The Project drives social change by unleashing artistic power in order to lift up a literate, democratic society. Sustained by generous individual, corporate, and foundation donors, NewLit fosters new literature, supports authors, and enhances the lives of readers, writers, educators, librarians, and students across generations and divides, in California and the nation. Its mantra proceeds from the counsel of Joyce Carol Oates: “Write your heart out.”
As well as the JCO Prize, and as with every year of its existence, NewLit offers creative writing workshops at no cost to high school-age writers from neglected, overlooked, undervalued communities, teenagers with previously insufficient access to arts education. In 2026, NewLit expanded workshop offerings to include adults at Hope Solutions who are transitioning from homelessness.
Bonnie Bonetti-Bell Fellows, creative writers from the UC Berkeley English Department, and Iris Starn Fellows, creative writers from the Saint Mary’s College of California MFA Program, lead eleven creative writing workshops in the Bay Area in Spring 2025, at sites such as Hope Solutions, Contra Costa County Juvenile Hall, Girls Inc. Alameda County, Concord High School, Albany High School, Northgate High School, and elsewhere. Workshops are sustained by the Bell and Starn families, partnering with the Berkeley English Department and the Saint Mary’s College of California MFA Program.
In addition, the Project curates an internationally distributed (by Simon & Schuster) annual anthology of NewLit-affiliated artists, including Prize finalists and Joyce Carol Oates and a host of other distinguished authors alongside younger writers from NewLit workshops published for the first time: Simpsonistas: Tales from New Literary Project Vol. 7, appeared in October 2025 (Rare Bird).
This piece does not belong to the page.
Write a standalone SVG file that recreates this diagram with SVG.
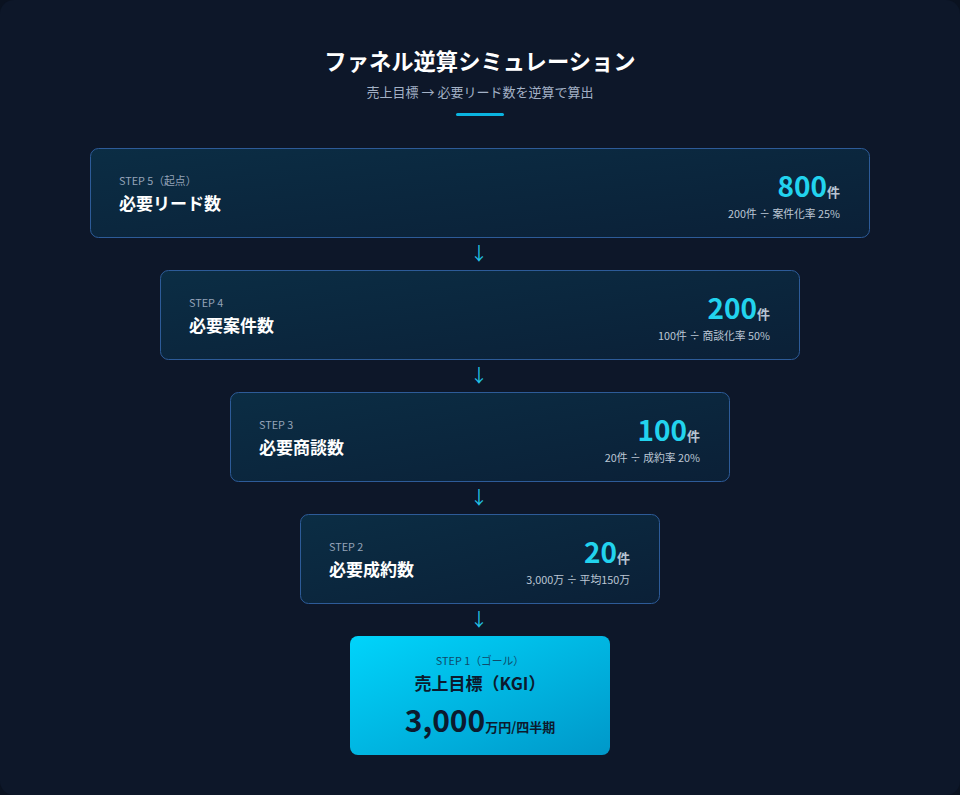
<svg xmlns="http://www.w3.org/2000/svg" width="960" height="795" viewBox="0 0 960 795">
<defs>
<linearGradient id="gBox" x1="0" y1="0" x2="1" y2="1">
<stop offset="0" stop-color="#0b2d44"/>
<stop offset="1" stop-color="#0b2037"/>
</linearGradient>
<linearGradient id="gGoal" x1="0" y1="0" x2="1" y2="1">
<stop offset="0" stop-color="#00d4fb"/>
<stop offset="1" stop-color="#0098c9"/>
</linearGradient>
<style>
text{font-family:"Noto Sans CJK JP","Noto Sans",sans-serif}
.box{fill:url(#gBox);stroke:#2d5b98;stroke-width:1}
.step{font-size:10.8px;fill:#94a3b8}
.ttl{font-size:17px;font-weight:700;fill:#ffffff}
.num{font-size:28px;font-weight:700;fill:#22d3ee}
.unit{font-size:13px;font-weight:700;fill:#b8c4d4}
.sub{font-size:10.8px;fill:#bcc7d5}
.arr{font-size:18px;fill:#22c3e6;text-anchor:middle}
</style>
</defs>
<rect x="0" y="0" width="960" height="795" fill="#0a1220"/>
<rect x="0" y="0" width="960" height="795" rx="14" fill="#0d1729"/>
<g id="header">
<text x="480" y="70" text-anchor="middle" font-size="22.3" font-weight="700" fill="#ffffff">ファネル逆算シミュレーション</text>
<text x="480" y="97" text-anchor="middle" font-size="13" fill="#a3b1c6">売上目標 → 必要リード数を逆算で算出</text>
<rect x="456" y="113" width="48" height="3" rx="1.5" fill="#0ab4e0"/>
</g>
<g id="connectors">
<text class="arr" x="479" y="260">↓</text>
<text class="arr" x="479" y="382">↓</text>
<text class="arr" x="479" y="504">↓</text>
<text class="arr" x="479" y="626">↓</text>
</g>
<g id="step5">
<rect class="box" x="90.5" y="148.5" width="779" height="89" rx="8"/>
<text class="step" x="119" y="185">STEP 5（起点）</text>
<text class="ttl" x="119" y="210">必要リード数</text>
<text x="840" y="197" text-anchor="end"><tspan class="num">800</tspan><tspan class="unit">件</tspan></text>
<text class="sub" x="840" y="218" text-anchor="end">200件 ÷ 案件化率 25%</text>
</g>
<g id="step4">
<rect class="box" x="160.5" y="270.5" width="639" height="89" rx="8"/>
<text class="step" x="189" y="307">STEP 4</text>
<text class="ttl" x="189" y="332">必要案件数</text>
<text x="770" y="319" text-anchor="end"><tspan class="num">200</tspan><tspan class="unit">件</tspan></text>
<text class="sub" x="770" y="340" text-anchor="end">100件 ÷ 商談化率 50%</text>
</g>
<g id="step3">
<rect class="box" x="230.5" y="392.5" width="499" height="89" rx="8"/>
<text class="step" x="259" y="429">STEP 3</text>
<text class="ttl" x="259" y="454">必要商談数</text>
<text x="700" y="441" text-anchor="end"><tspan class="num">100</tspan><tspan class="unit">件</tspan></text>
<text class="sub" x="700" y="462" text-anchor="end">20件 ÷ 成約率 20%</text>
</g>
<g id="step2">
<rect class="box" x="300.5" y="514.5" width="359" height="89" rx="8"/>
<text class="step" x="329" y="551">STEP 2</text>
<text class="ttl" x="329" y="576">必要成約数</text>
<text x="630" y="563" text-anchor="end"><tspan class="num">20</tspan><tspan class="unit">件</tspan></text>
<text class="sub" x="630" y="584" text-anchor="end">3,000万 ÷ 平均150万</text>
</g>
<g id="step1">
<rect x="350" y="636" width="260" height="119" rx="8" fill="url(#gGoal)"/>
<text x="480" y="665" text-anchor="middle" font-size="10.8" fill="#0f4a6a">STEP 1（ゴール）</text>
<text x="480" y="690" text-anchor="middle" font-size="17" font-weight="700" fill="#0c1a2e">売上目標（KGI）</text>
<text x="480" y="732" text-anchor="middle" fill="#0c1a2e" font-weight="700"><tspan font-size="30">3,000</tspan><tspan font-size="13">万円/四半期</tspan></text>
</g>
</svg>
Vol. 8 will be released in Fall 2026.
New Literary Project also recently announced 2026 Jack Hazard Fellowships, $5,000 summer awards annually given to support exceptional creative writers who are full-time high school educators throughout the United States. The awards are intended to celebrate these writer/teachers and to free up their summers, enabling them them to pursue their creative writing. Thanks to the generous support of System Property, forty-five Jack Hazard Fellows from seventeen states around the nation have been selected since 2022.